False Positives and Better Akismet Spam Management

I’ve just spent about two hours rummaging thru 64 pages of spam flagged by Akismet (that’s over 3,150+ spam comments/trackbacks in the last 4 days alone). Of the lot, I found at least 4 legit comments and 7 trackbacks which I had to un-mark as spam and they were not all easy to spot amongst tons and tons of actual spam. A margin of error for false positives of about 0.3% is actually pretty good but don’t we all want those precious comments and trackbacks to get thru without a hitch, right?

So, I tried several tricks to find the false positives using the search:

  • Search for the term “blogherald” or “blog herald”. Most legit trackbacks would mention the name or the URL so that’s a good start to find them.
  • Search for author names. Usually, when readers leave a comment, they address the author as well.
  • Search for unique keywords in recent post titles. Trackbacks often include the post titles too so that’s another way to find the legit ones.

Despite the above quick tricks, I wasn’t sure I got all the real comments and trackback so I had to check out and scroll all 64 pages in the Akismet admin section. I had better chances sorting them out via PHPMyAdmin. I wish there could be some nicer way to manage the spam box and I was thinking of the ff:

  • Ability to delete all spam entries on a “per page” basis. Right now, all you can do is delete ALL spam and that could include the legit ones.
  • Categorize all flagged entries as either spam comments or spam trackbacks.
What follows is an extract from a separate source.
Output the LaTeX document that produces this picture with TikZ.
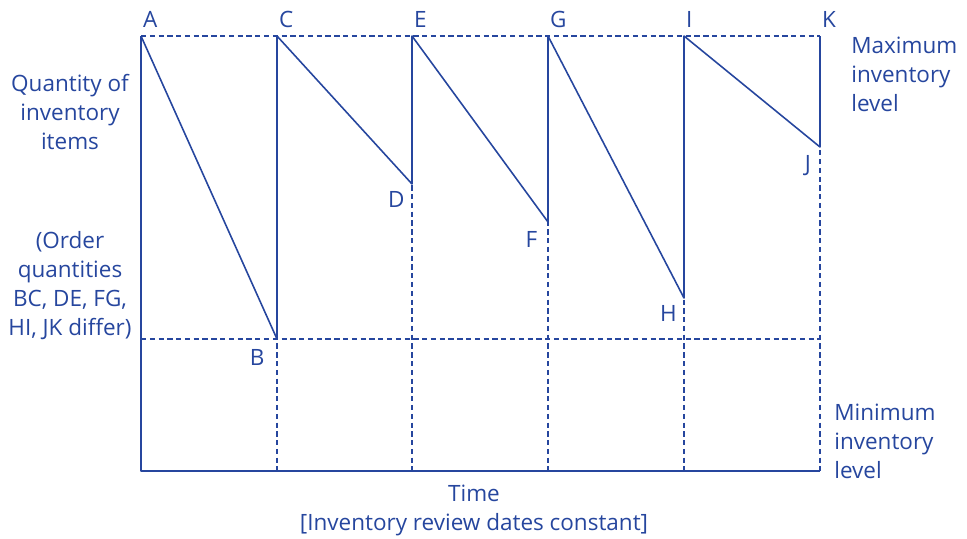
\documentclass[tikz,border=0pt]{standalone}
\usepackage{fontspec}
\setmainfont{Open Sans}
\usetikzlibrary{positioning}
\definecolor{inkblue}{RGB}{38,70,158}

\begin{document}
\begin{tikzpicture}[
  x=0.02cm, y=-0.02cm,
  stock/.style={inkblue, line width=0.9pt, line join=round},
  guide/.style={inkblue, dash pattern=on 3pt off 2pt, line width=0.8pt},
  lbl/.style={inkblue, font=\fontsize{12.8}{16.5}\selectfont, inner sep=0pt},
  side/.style={lbl, align=center},
]
  \useasboundingbox (0,0) rectangle (967,538);
  \def\ytop{36}
  \def\ymin{339}
  \def\ybot{471}
  % Review dates along the top (max level) and the bottom axis
  \coordinate (A) at (141,\ytop);
  \coordinate (O) at (141,\ybot);
  \coordinate (M0) at (141,\ymin);
  \foreach \n/\x in {C/277,E/412,G/548,I/684,K/820} {
    \coordinate (\n) at (\x,\ytop);
    \coordinate (b\n) at (\x,\ybot);
  }
  \coordinate (M1) at (820,\ymin);
  % Lowest points of each cycle
  \coordinate (B) at (277,\ymin);
  \coordinate (D) at (412,184);
  \coordinate (F) at (548,222);
  \coordinate (H) at (684,298);
  \coordinate (J) at (820,147);
  % Dashed guides
  \draw[guide] (A) -- (K);
  \draw[guide] (M0) -- (M1);
  \foreach \n in {C,E,G,I,K}
    \draw[guide] (\n) -- (b\n);
  % Axes
  \draw[stock] (A) -- (O) -- (bK);
  % Sawtooth of stock level
  \draw[stock] (A) -- (B) -- (C) -- (D) -- (E) -- (F) -- (G) -- (H) -- (I) -- (J) -- (K);
  % Point labels
  \foreach \n in {A,C,E,G,I,K}
    \node[lbl, anchor=base west] (lab\n) at ([xshift=1pt, yshift=5pt]\n) {\n};
  \node[lbl, below left=6pt and 7pt of B] (labB) {B};
  \node[lbl, below left=4pt and 4pt of D] (labD) {D};
  \node[lbl, below left=5pt and 6pt of F] (labF) {F};
  \node[lbl, below left=4pt and 4pt of H] (labH) {H};
  \node[lbl, below left=4.5pt and 5pt of J] (labJ) {J};
  % Side texts
  \node[side] (qty) at (70,112) {Quantity of\\inventory\\items};
  \node[side] (orders) at (70,286) {(Order\\quantities\\BC, DE, FG,\\HI, JK differ)};
  \node[lbl, align=left, anchor=west] (maxlvl) at (851,74) {Maximum\\inventory\\level};
  \node[lbl, align=left, anchor=west] (minlvl) at (834,441) {Minimum\\inventory\\level};
  \node[side] (time) at (474,510) {Time\\{[Inventory review dates constant]}};
\end{tikzpicture}
\end{document}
The trackbacks will be fewer so you’ll easily spot the real ones from the fake ones.
  • Ability to filter spam by the ff. parameters – number of links per entry, type of language/characters used, originating IP addresses, email, or even the length of comments.
  • … and maybe even a spam intensity rating filter: smells like spam, spammy, spammier, spammiest.

I know I could be demanding too much from a service that’s practically free but it doesn’t hurt to give suggestions for improvement. :)
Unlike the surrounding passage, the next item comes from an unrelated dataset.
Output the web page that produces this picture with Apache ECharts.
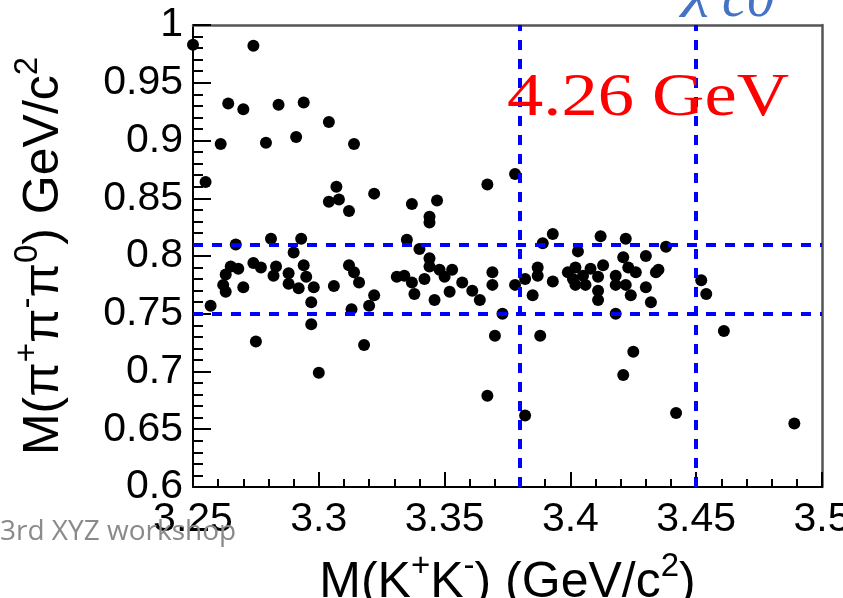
<!DOCTYPE html>
<html>
<head>
<meta charset="utf-8">
<script src="https://cdn.jsdelivr.net/npm/echarts@6/dist/echarts.min.js"></script>
<style>
  html, body { margin: 0; padding: 0; background: #ffffff; }
  #chart { width: 843px; height: 598px; }
</style>
</head>
<body>
<div id="chart"></div>
<script>
// Candidate events: M(K+K-) and M(pi+ pi- pi0), both in GeV/c^2
const mKK = [
  3.250, 3.274, 3.264, 3.270, 3.284, 3.294, 3.304, 3.261, 3.279, 3.291, 3.314, 3.255,
  3.307, 3.304, 3.308, 3.312, 3.322, 3.337, 3.347, 3.344, 3.344, 3.367, 3.378,
  3.281, 3.293, 3.267, 3.290, 3.274, 3.277, 3.265, 3.268, 3.263, 3.283, 3.282, 3.288,
  3.294, 3.295, 3.288, 3.292, 3.298, 3.262, 3.263, 3.270, 3.306, 3.312, 3.297, 3.257,
  3.297, 3.275, 3.313,
  3.335, 3.340, 3.344, 3.344, 3.348, 3.353, 3.350, 3.314, 3.316, 3.331, 3.334, 3.337,
  3.342, 3.338, 3.346, 3.352, 3.357, 3.361, 3.364, 3.369, 3.369, 3.322, 3.320, 3.373,
  3.318, 3.370,
  3.393, 3.389, 3.412, 3.422, 3.403, 3.421, 3.430, 3.387, 3.387, 3.382, 3.378, 3.393,
  3.385, 3.399, 3.402, 3.401, 3.405, 3.402, 3.406, 3.408, 3.413, 3.411, 3.411, 3.411,
  3.418, 3.418, 3.423, 3.426, 3.422, 3.424, 3.430, 3.432, 3.434, 3.418, 3.388,
  3.438, 3.435, 3.452, 3.454, 3.461,
  3.421, 3.425, 3.442, 3.489, 3.300, 3.367, 3.382
];
const m3pi = [
  0.983, 0.982, 0.932, 0.927, 0.931, 0.933, 0.916, 0.897, 0.898, 0.903, 0.897, 0.864,
  0.860, 0.847, 0.849, 0.839, 0.854, 0.845, 0.848, 0.834, 0.829, 0.862, 0.871,
  0.815, 0.815, 0.810, 0.803, 0.794, 0.790, 0.791, 0.789, 0.784, 0.791, 0.783, 0.785,
  0.792, 0.782, 0.776, 0.772, 0.773, 0.775, 0.769, 0.773, 0.774, 0.792, 0.760, 0.757,
  0.741, 0.726, 0.754,
  0.814, 0.806, 0.798, 0.791, 0.788, 0.788, 0.782, 0.786, 0.777, 0.782, 0.783, 0.777,
  0.780, 0.767, 0.762, 0.769, 0.777, 0.770, 0.762, 0.786, 0.775, 0.766, 0.757, 0.750,
  0.723, 0.731,
  0.819, 0.811, 0.817, 0.815, 0.804, 0.799, 0.800, 0.790, 0.783, 0.780, 0.775, 0.778,
  0.766, 0.786, 0.790, 0.780, 0.783, 0.775, 0.775, 0.789, 0.792, 0.782, 0.770, 0.762,
  0.783, 0.775, 0.790, 0.786, 0.775, 0.766, 0.773, 0.760, 0.786, 0.750, 0.731,
  0.808, 0.788, 0.779, 0.767, 0.735,
  0.697, 0.717, 0.664, 0.655, 0.699, 0.679, 0.662
];

// Selection windows drawn as dashed cut lines
const kkWindow = [3.38, 3.45];
const omegaWindow = [0.75, 0.81];

// Axis ranges, major and minor tick spacing
const xRange = [3.25, 3.5];
const yRange = [0.6, 1.0];
const majorStep = 0.05;
const minorStep = 0.01;

const SANS = '"Liberation Sans", Arial, Helvetica, sans-serif';

const points = mKK.map((x, i) => [x, m3pi[i]]);
const cutLines = kkWindow.map(v => ({ xAxis: v }))
  .concat(omegaWindow.map(v => ({ yAxis: v })));

const nameRich = {
  t: { fontFamily: SANS, fontSize: 50, lineHeight: 58, color: '#000', verticalAlign: 'bottom' },
  s: { fontFamily: SANS, fontSize: 33, lineHeight: 33, color: '#000', verticalAlign: 'top' }
};

// Plain frame edge (top / right): line only
function frameAxis(position, range) {
  return {
    type: 'value', position: position, min: range[0], max: range[1], interval: majorStep,
    axisLine: { show: true, onZero: false, lineStyle: { color: '#555', width: 2.5 } },
    axisTick: { show: false }, minorTick: { show: false },
    axisLabel: { show: false }, splitLine: { show: false }
  };
}

// Tick-only axis pulled into the plot by its tick length, so the
// ticks point inward from the frame edge
function tickAxis(position, range, step, len) {
  return {
    type: 'value', position: position, offset: -len,
    min: range[0], max: range[1], interval: step,
    axisLine: { show: false, onZero: false },
    axisTick: { show: true, inside: false, length: len, lineStyle: { color: '#000', width: 2 } },
    minorTick: { show: false },
    axisLabel: { show: false }, splitLine: { show: false }
  };
}

const chart = echarts.init(document.getElementById('chart'));

const option = {
  animation: false,
  backgroundColor: '#ffffff',
  grid: {
    left: 193, right: 21, top: 25, bottom: 111,
    show: false,
    outerBoundsMode: 'none'
  },
  xAxis: [{
    type: 'value', position: 'bottom',
    min: xRange[0], max: xRange[1], interval: majorStep,
    name: '{t|M(K}{s|+}{t|K}{s|-}{t|) (GeV/c}{s|2}{t|)}',
    nameLocation: 'middle', nameGap: 63, nameMoveOverlap: false,
    nameTextStyle: { rich: nameRich },
    axisLine: { show: true, onZero: false, lineStyle: { color: '#000', width: 2 } },
    axisTick: { show: false },
    axisLabel: { fontFamily: SANS, fontSize: 41, color: '#000', margin: 12 },
    splitLine: { show: false }
  },
    frameAxis('top', xRange),
    tickAxis('bottom', xRange, majorStep, 15),
    tickAxis('bottom', xRange, minorStep, 8)
  ],
  yAxis: [{
    type: 'value', position: 'left',
    min: yRange[0], max: yRange[1], interval: majorStep,
    name: '{t|M(π}{s|+}{t|π}{s|-}{t|π}{s|0}{t|) GeV/c}{s|2}',
    nameLocation: 'middle', nameGap: 124, nameRotate: 90, nameMoveOverlap: false,
    nameTextStyle: { rich: nameRich },
    axisLine: { show: true, onZero: false, lineStyle: { color: '#000', width: 2 } },
    axisTick: { show: false },
    axisLabel: { fontFamily: SANS, fontSize: 41, color: '#000', margin: 10 },
    splitLine: { show: false }
  },
    frameAxis('right', yRange),
    tickAxis('left', yRange, majorStep, 18),
    tickAxis('left', yRange, minorStep, 10)
  ],
  series: [{
    type: 'scatter',
    xAxisIndex: 0, yAxisIndex: 0,
    data: points,
    symbol: 'circle',
    symbolSize: 12,
    clip: false,
    itemStyle: { color: '#000', opacity: 1 },
    markLine: {
      silent: true,
      symbol: 'none',
      label: { show: false },
      lineStyle: { color: '#0000ff', width: 4, type: [10, 9] },
      data: cutLines
    }
  }],
  graphic: [
    {
      type: 'text', x: 507, y: 98.5, scaleX: 1.17, z: 100,
      style: {
        text: '4.26 GeV', font: '62px "Liberation Serif", "Times New Roman", serif',
        fill: '#ff0000', textAlign: 'left', textVerticalAlign: 'middle',
        align: 'left', verticalAlign: 'middle'
      }
    },
    {
      type: 'text', x: 684, y: -10, scaleX: 1.15, z: 100,
      style: {
        text: 'χ', font: 'italic 56px "Liberation Serif", "DejaVu Serif", serif',
        fill: '#4472c4', textAlign: 'left', textVerticalAlign: 'middle',
        align: 'left', verticalAlign: 'middle'
      }
    },
    {
      type: 'text', x: 722, y: 1, z: 100,
      style: {
        text: 'c0', font: 'italic 56px "Liberation Serif", "DejaVu Serif", serif',
        fill: '#4472c4', textAlign: 'left', textVerticalAlign: 'middle',
        align: 'left', verticalAlign: 'middle'
      }
    },
    {
      type: 'text', x: 0, y: 531.7, z: 100,
      style: {
        text: '3rd XYZ workshop', font: '28px "Open Sans", "Noto Sans", sans-serif',
        fill: '#8a8a8a', textAlign: 'left', textVerticalAlign: 'middle',
        align: 'left', verticalAlign: 'middle'
      }
    }
  ]
};

chart.setOption(option);
</script>
</body>
</html>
  • I think thats a great idea, at least a filter or two you can run the list of spam through to thin the list down ie

    Delete/hide spam with more than 6 links or any of ‘these’ words (the general spamish words) or from know spammy ips/emails.
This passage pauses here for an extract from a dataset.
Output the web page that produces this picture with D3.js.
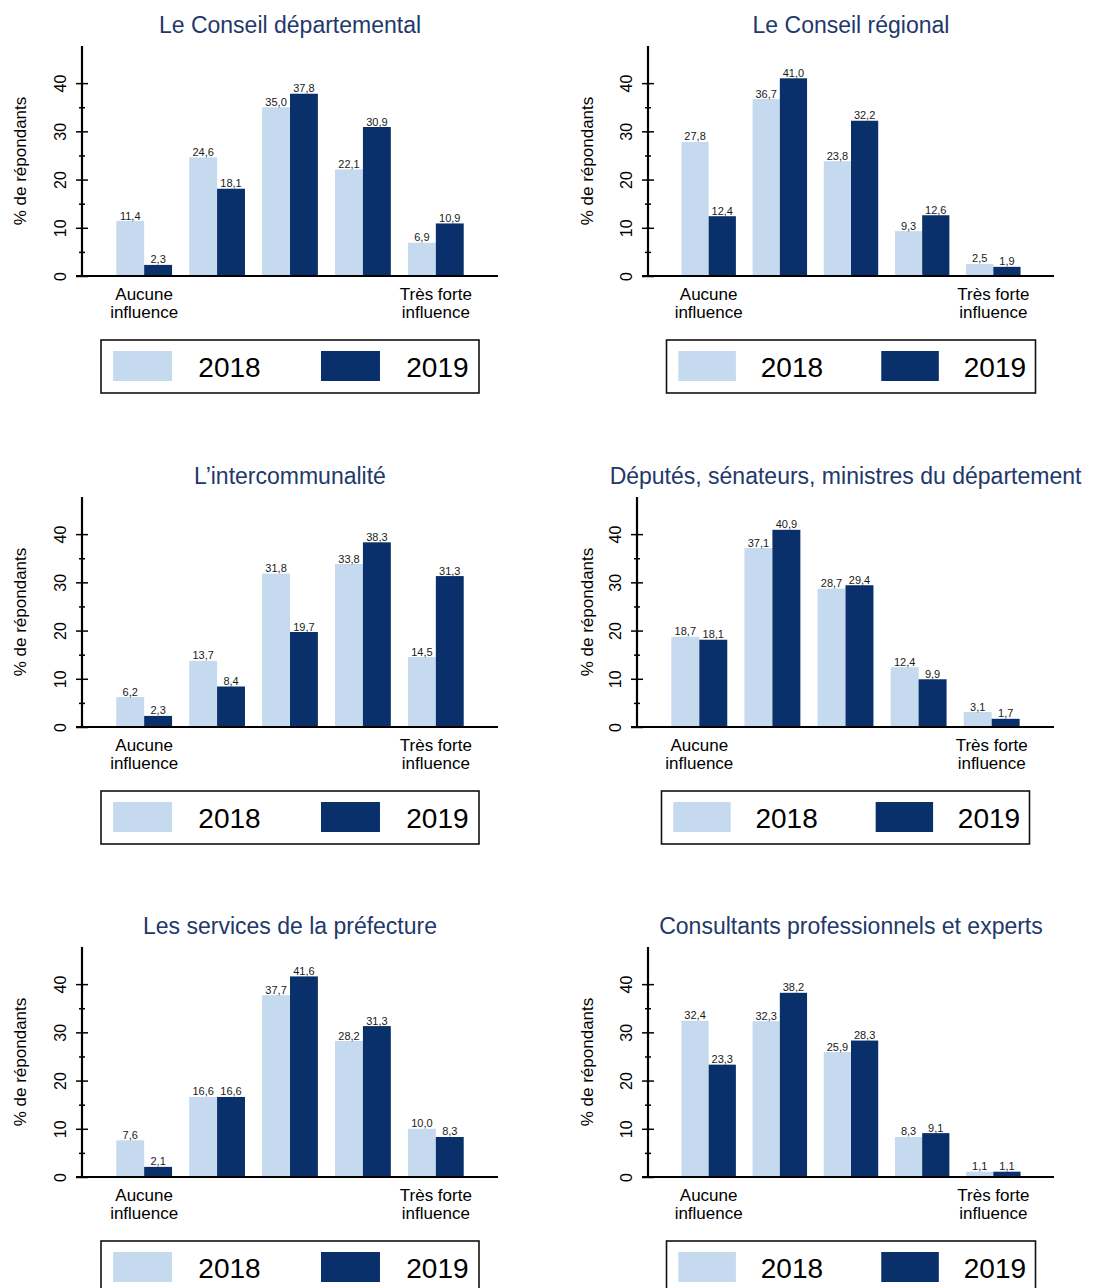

    or just order by spamification so all of the lease spammy float to the top and can be plucked out easier :)

    Great post

  • Akismet is one of the best SPAM filters out there. However, there are a number of obvious improvements that can be made to:
    – Improve accuracy of filtering
    – Making it easy to scan through and separate valid comments from true spam

    When looking at a site for a different product, they had an interesting approach where people could register and then post “proposed product enhancements”. More interesting, one go could through the existing list and “vote” for developments of interest. This enabled the user community to official register their wish-list and also, as a group, to prioritise them. I hope that Akismet and other products will take a similar approach. That way, rather than posting them on a blog like this (which is admirable, given the absence of other formal feedback mechanisms) one can feed direct into the design community.

  • I’ve been begging for a per page delete for ages. It’s critical to the success of handling that many comment spams.

    After a trip recently, and several days offline, I found over 6,000 comment spams. When the paging feature goes into the hundreds, there is no way to keep up with all of that. I do the same searching and other techniques you mentioned, but I fear that some are still caught. Still, 4-8 found in 3000+ is pretty good comment spam catching.

  • I’ve been using Spam Arrest for a couple of years now. It really works for me and it seems more and more people I know keep joining it, I guess more and more people like me are just getting to much spam for any filter to work. You should check it out if you haven’t already its Spam Arrest.

  • have you done any searches for 1800HART in your spam pages? I know I’ve lost many comments here. But, after a while I figured .. it was just an impulse comment anyway – if it was really contributing to the betterment of life I would just let you know and ask to be un-spam-detected (which I have done in the past).

    I don’t mind being a statistic in people’s footer. Often.